_Aim:_ Repeat exactly the lines running from the first line of the data to the line containing "return 1 - v / H", both ends included, and nothing else; drop the pictures.

_Data:_
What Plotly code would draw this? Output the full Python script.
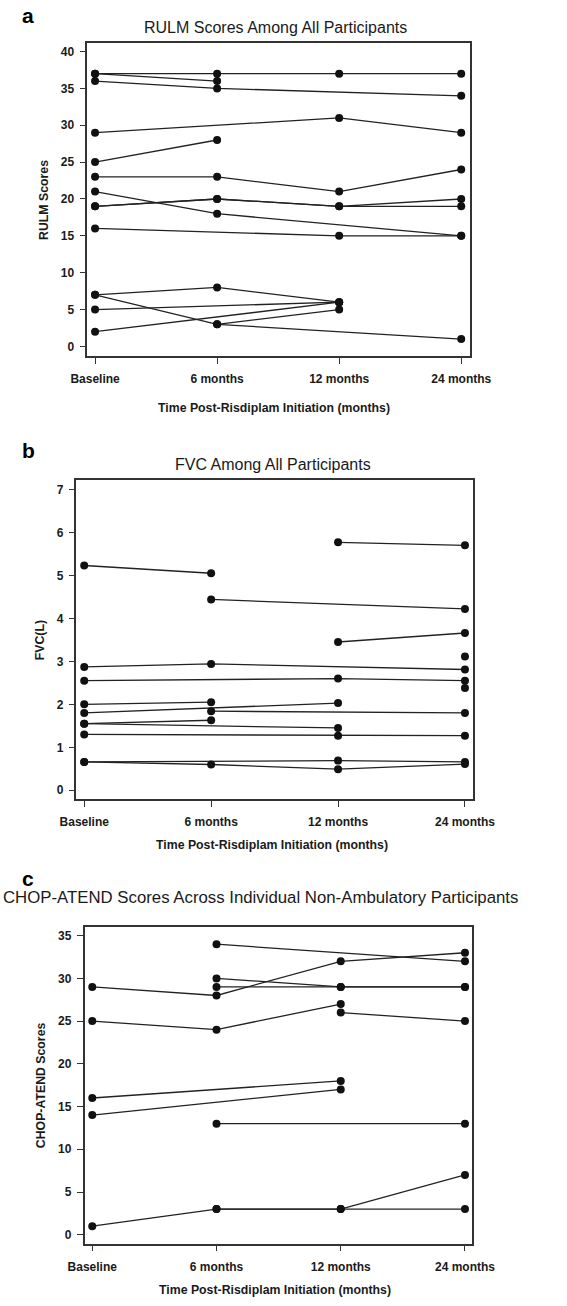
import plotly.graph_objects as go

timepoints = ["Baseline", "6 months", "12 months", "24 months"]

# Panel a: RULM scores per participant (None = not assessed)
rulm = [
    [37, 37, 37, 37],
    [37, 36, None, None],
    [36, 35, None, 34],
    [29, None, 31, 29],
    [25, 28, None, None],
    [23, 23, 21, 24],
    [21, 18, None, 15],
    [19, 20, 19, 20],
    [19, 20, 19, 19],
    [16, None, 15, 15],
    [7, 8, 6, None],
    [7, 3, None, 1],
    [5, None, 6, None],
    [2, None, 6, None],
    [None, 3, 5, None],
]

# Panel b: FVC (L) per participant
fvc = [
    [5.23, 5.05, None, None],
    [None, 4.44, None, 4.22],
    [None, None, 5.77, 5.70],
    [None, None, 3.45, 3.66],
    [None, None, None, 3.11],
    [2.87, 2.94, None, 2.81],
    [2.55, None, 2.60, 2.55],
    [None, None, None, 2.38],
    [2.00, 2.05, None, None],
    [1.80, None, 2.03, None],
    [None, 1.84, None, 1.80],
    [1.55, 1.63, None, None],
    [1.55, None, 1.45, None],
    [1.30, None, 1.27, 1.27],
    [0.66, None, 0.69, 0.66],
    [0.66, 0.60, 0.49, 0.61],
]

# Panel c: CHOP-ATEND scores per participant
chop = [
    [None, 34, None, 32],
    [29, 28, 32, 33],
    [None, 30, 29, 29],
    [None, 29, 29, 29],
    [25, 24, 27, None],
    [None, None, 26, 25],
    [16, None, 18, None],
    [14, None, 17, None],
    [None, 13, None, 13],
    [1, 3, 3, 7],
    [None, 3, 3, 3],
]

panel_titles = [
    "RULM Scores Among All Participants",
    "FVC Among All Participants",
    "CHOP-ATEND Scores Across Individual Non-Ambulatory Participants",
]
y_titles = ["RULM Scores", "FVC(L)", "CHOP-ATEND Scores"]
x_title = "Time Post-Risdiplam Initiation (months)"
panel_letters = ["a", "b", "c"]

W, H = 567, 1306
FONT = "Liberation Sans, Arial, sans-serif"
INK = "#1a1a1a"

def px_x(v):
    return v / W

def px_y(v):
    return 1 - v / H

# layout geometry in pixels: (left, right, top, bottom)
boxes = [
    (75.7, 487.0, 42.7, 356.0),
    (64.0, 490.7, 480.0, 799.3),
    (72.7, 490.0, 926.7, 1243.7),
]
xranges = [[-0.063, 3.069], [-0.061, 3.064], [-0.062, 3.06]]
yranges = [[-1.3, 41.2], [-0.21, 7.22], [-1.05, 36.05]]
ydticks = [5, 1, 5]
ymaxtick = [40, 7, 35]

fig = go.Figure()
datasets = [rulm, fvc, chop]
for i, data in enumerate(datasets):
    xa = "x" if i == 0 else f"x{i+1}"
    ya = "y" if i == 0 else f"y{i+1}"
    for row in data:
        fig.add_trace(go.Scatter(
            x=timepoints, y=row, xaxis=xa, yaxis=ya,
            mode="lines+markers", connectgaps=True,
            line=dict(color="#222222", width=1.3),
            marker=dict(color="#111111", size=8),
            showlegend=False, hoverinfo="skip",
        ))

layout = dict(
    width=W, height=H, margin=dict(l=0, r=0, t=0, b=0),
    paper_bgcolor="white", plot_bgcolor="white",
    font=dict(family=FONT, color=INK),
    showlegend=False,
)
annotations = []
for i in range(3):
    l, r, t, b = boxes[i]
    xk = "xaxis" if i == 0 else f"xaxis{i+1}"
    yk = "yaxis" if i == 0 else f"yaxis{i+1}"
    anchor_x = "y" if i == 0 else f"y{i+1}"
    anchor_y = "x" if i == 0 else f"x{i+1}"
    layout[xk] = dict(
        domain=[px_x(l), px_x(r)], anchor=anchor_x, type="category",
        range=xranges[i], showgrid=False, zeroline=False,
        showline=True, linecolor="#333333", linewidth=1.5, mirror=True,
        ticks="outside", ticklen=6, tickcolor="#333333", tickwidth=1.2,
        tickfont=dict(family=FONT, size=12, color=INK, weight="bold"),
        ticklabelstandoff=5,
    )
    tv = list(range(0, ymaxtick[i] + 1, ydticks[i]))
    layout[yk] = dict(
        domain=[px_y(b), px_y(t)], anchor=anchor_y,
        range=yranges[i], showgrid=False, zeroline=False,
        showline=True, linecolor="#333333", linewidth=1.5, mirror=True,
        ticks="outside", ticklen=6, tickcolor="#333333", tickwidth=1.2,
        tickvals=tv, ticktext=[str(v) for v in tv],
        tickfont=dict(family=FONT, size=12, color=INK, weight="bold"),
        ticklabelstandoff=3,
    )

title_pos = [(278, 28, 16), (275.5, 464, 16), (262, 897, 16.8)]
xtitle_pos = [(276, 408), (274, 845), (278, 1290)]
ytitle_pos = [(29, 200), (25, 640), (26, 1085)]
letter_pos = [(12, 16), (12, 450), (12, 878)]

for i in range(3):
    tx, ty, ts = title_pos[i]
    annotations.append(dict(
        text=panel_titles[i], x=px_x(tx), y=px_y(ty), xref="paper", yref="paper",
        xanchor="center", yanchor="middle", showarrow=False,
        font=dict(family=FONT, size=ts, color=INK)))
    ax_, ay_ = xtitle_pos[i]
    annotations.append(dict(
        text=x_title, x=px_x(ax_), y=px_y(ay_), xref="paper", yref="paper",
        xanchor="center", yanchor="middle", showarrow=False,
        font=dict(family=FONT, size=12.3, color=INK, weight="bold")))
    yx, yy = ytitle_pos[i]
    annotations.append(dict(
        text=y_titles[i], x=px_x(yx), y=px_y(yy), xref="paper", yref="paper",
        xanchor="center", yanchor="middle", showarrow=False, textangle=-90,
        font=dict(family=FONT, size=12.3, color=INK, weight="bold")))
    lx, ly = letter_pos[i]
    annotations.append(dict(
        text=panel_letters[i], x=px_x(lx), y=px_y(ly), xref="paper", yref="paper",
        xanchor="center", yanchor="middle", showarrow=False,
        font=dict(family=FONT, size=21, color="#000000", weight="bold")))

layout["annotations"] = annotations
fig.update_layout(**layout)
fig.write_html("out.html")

_Finished task:_
What Plotly code would draw this? Output the full Python script.
import plotly.graph_objects as go

timepoints = ["Baseline", "6 months", "12 months", "24 months"]

# Panel a: RULM scores per participant (None = not assessed)
rulm = [
    [37, 37, 37, 37],
    [37, 36, None, None],
    [36, 35, None, 34],
    [29, None, 31, 29],
    [25, 28, None, None],
    [23, 23, 21, 24],
    [21, 18, None, 15],
    [19, 20, 19, 20],
    [19, 20, 19, 19],
    [16, None, 15, 15],
    [7, 8, 6, None],
    [7, 3, None, 1],
    [5, None, 6, None],
    [2, None, 6, None],
    [None, 3, 5, None],
]

# Panel b: FVC (L) per participant
fvc = [
    [5.23, 5.05, None, None],
    [None, 4.44, None, 4.22],
    [None, None, 5.77, 5.70],
    [None, None, 3.45, 3.66],
    [None, None, None, 3.11],
    [2.87, 2.94, None, 2.81],
    [2.55, None, 2.60, 2.55],
    [None, None, None, 2.38],
    [2.00, 2.05, None, None],
    [1.80, None, 2.03, None],
    [None, 1.84, None, 1.80],
    [1.55, 1.63, None, None],
    [1.55, None, 1.45, None],
    [1.30, None, 1.27, 1.27],
    [0.66, None, 0.69, 0.66],
    [0.66, 0.60, 0.49, 0.61],
]

# Panel c: CHOP-ATEND scores per participant
chop = [
    [None, 34, None, 32],
    [29, 28, 32, 33],
    [None, 30, 29, 29],
    [None, 29, 29, 29],
    [25, 24, 27, None],
    [None, None, 26, 25],
    [16, None, 18, None],
    [14, None, 17, None],
    [None, 13, None, 13],
    [1, 3, 3, 7],
    [None, 3, 3, 3],
]

panel_titles = [
    "RULM Scores Among All Participants",
    "FVC Among All Participants",
    "CHOP-ATEND Scores Across Individual Non-Ambulatory Participants",
]
y_titles = ["RULM Scores", "FVC(L)", "CHOP-ATEND Scores"]
x_title = "Time Post-Risdiplam Initiation (months)"
panel_letters = ["a", "b", "c"]

W, H = 567, 1306
FONT = "Liberation Sans, Arial, sans-serif"
INK = "#1a1a1a"

def px_x(v):
    return v / W

def px_y(v):
    return 1 - v / H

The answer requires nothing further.